A little scary, is it not?   Well, we need to be a little scared. “The fear of the Lord is the beginning of wisdom,” after all.  But St. Theophan is not saying here that we all have to become strict ascetics and hesychasts immediately, or we are doomed. What he means is that wherever we are spiritually, and whatever the duties required by our station and state of life, we always have to be looking upwards, remembering what our ultimate destiny and our true calling is, and always pushing ourselves a bit, prudently but definitely. “I press toward the mark for the prize of the high calling of God in Christ Jesus (Philippians 3:14).”

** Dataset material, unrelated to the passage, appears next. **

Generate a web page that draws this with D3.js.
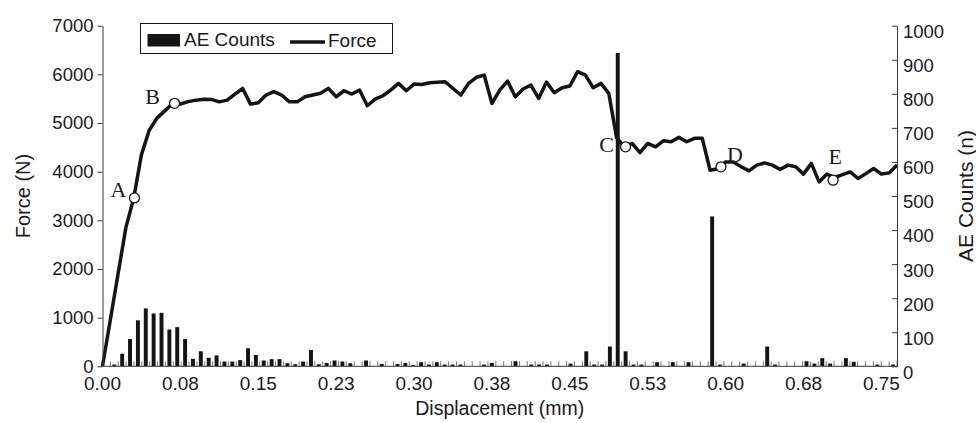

It is not humble, the saint remarks, to refuse union with God; it is base ingratitude.   It is also completely unrealistic, for there is no “safe place,” no middle-ground where those uninterested in spiritual life who are nonetheless moral citizens of the world of man may retire in anesthetized spiritual indifference for the duration of this life and for all eternity after death. It really is all or nothing. Every being in existence is truly happy only when fulfilling its purpose, its telos, says Aristotle, and the Holy Fathers agree with him. Our purpose is to attain the indwelling grace of the Trinity and abide in God’s bosom for all eternity. Those who attain this purpose will be forever happy, and those who do not will be forever sad.

One of the telltale marks of the image of God in man, prima facie evidence that man is made according to the image of God, is man’s thirst for God, experienced as the thirst for spiritual life. St. Augustine says famously that our hearts are made for God and that they are restless until they rest in Him.  It is of utmost importance that we not quench this thirst but slake it daily and hourly. As we slake it, we feel delight, and yet – behold – the thirst grows. We must drink more deeply, and then more deeply, constantly, always, until we come to the Fountain of Life in Person and behold Him face to face. Then, according to the words of Truth Himself, spoken to the woman at the well, we will thirst no more.

“In Thee is the fountain of life, and in Thy light shall we see light. O, continue Thy mercy unto them that know Thee!”